I have a few criteria I evaluate when considering a non-traditional, bleeding edge or innovative solution to a problem:

  • Does the solution save money?  I mean real money, and not by cutting corners or an unstable environment resulting in an increase in downtime or a lot of overtime support hours.
  • Does the solution save significant time?   Does it save enough time to be worth the risk of being an early (or only) adopter, or maybe using consumer products in an enterprise environment?
  • Does the innovative solution solve a problem unique to my company?
  • Does the solution increase operational flexibility?  If there’s one thing that drives me nuts, it’s throwing money at a product that can only do one very specific function and cannot be used in any other way.  There’s nothing worse than having a storage room full of once-expensive hardware gathering dust.

When building out Revolt TV, there were a variety of challenges that most startups have. One of the bigger and potentially costly problems that needed to be solved was how to interconnect two buildings full of employees and core services located half a block from each other. Early in the design process, I spoke to multiple networking vendors and ISPs about the challenge of connecting two buildings with very high data bandwidth capacity, a dozen baseband video circuits, two dozen audio channels, VoIP, internet services and support for broadcast communication hardware. The bids I received were staggering, some running almost half a million dollars annually to accomplish what I was looking for.
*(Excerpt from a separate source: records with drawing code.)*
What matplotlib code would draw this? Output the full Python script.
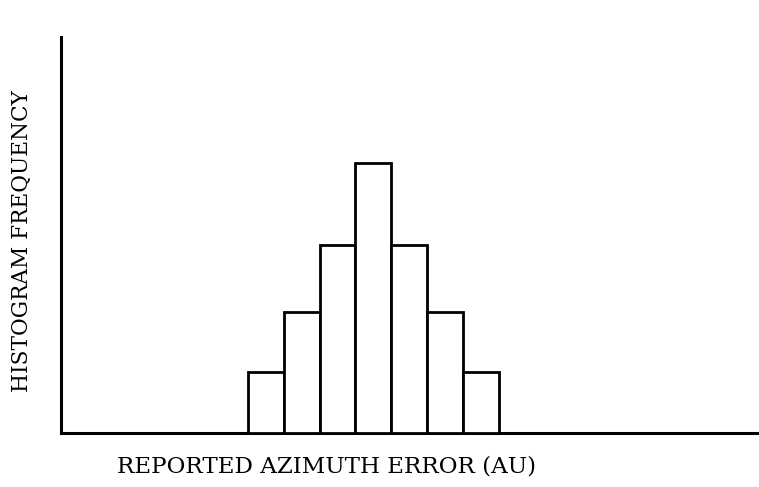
import matplotlib
matplotlib.use("Agg")
import matplotlib.pyplot as plt

# histogram of reported azimuth error, one bin per AU step
error_bins = [-3, -2, -1, 0, 1, 2, 3]
frequency = [6.1, 12.1, 18.8, 27.0, 18.8, 12.1, 6.1]

x_label = "REPORTED AZIMUTH ERROR (AU)"
y_label = "HISTOGRAM FREQUENCY"

fig = plt.figure(figsize=(7.59, 4.87), dpi=100)
ax = fig.add_axes([61 / 759, 54 / 487, (757 - 61) / 759, (433 - 37) / 487])

ax.bar(error_bins, frequency, width=1.0, color="white", edgecolor="black",
       linewidth=2.0, zorder=3)

ax.set_xlim(-8.71, 10.7)
ax.set_ylim(0, 39.6)
ax.set_xticks([])
ax.set_yticks([])
for side in ["top", "right"]:
    ax.spines[side].set_visible(False)
for side in ["left", "bottom"]:
    ax.spines[side].set_linewidth(2.2)

fig.text(327 / 759, 1 - 467 / 487, x_label, ha="center", va="center",
         family="DejaVu Serif", size=16.6)
fig.text(22 / 759, 1 - 241 / 487, y_label, ha="center", va="center",
         rotation=90, family="DejaVu Serif", size=15.6)

fig.savefig("out.png", dpi=100)
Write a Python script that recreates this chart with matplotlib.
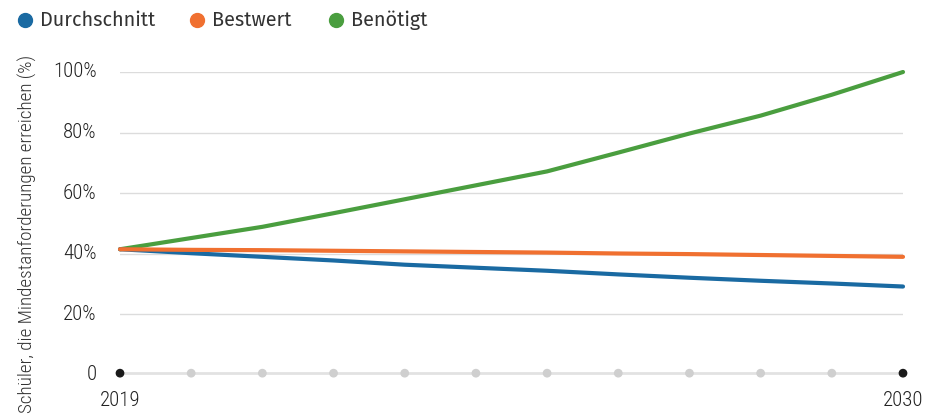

I kept looking. Every vendor I spoke with got to hear about my challenge of connecting the buildings. Some really smart people made some suggestions. We could use line of site microwave, but would be limited to a 1gig pipe per pair of dishes. We could put all production staff in one building for high bandwidth connectivity to core services, and use MPLS or VPN connections for the rest of the staff to access business resources by having internet connectivity at each location.  We could cut back on our operational functionality and requirements. I didn’t hear any viable solution I could take back to the executive team, so I kept networking and seeing what other people were doing.

One day I had lunch with two serious heads; one of the many brilliant engineers I have met over the years, as well as the storage and networking vendor I was using on the project.  The engineer suggested we look at CWDM technology. CWDM, or Course Wavelength-Division Multiplexing, creates dedicated wavelengths, or colors of the light spectrum, to be used with specific services over fiber optic cable.  As my networking vendor and I dug in further, we realized that this was a very economical solution that required less than ten thousand dollars worth of hardware in each building.  A dedicated wavelength per service allowed us to accomplish every single requirement listed above, with room for expansion!  The last hurdle was to get a dedicated point to point, dark fiber circuit between the two buildings.  This was accomplished via a one time commissioning fee for splicing fiber across and up the street, and running the circuit into our spaces in each building.

This innovative solution worked right out of the box.   The cost of hardware and commissioning was less than $50k.  In fact, it worked so well that we did the same thing down to 1 Wilshire, where all fiber and networking services are terminated in Hollywood.  The effect of this install resulted in delivering our secondary video signal to our uplink facility at a fraction of the recurring monthly cost of leasing video fiber from traditional carriers.  It also meant we had no “last mile” costs, and could potentially link directly to any vendor located at 1 Wilshire with a patch cable.

When done right, innovation can decrease OpEx, increase productivity, provide maximum flexibility and growth potential, and make you look like a rock star.  Just make sure that a novel approach to a challenge is being done for good reason, or your team might be spending some long days and nights supporting flaky systems in the name of innovation.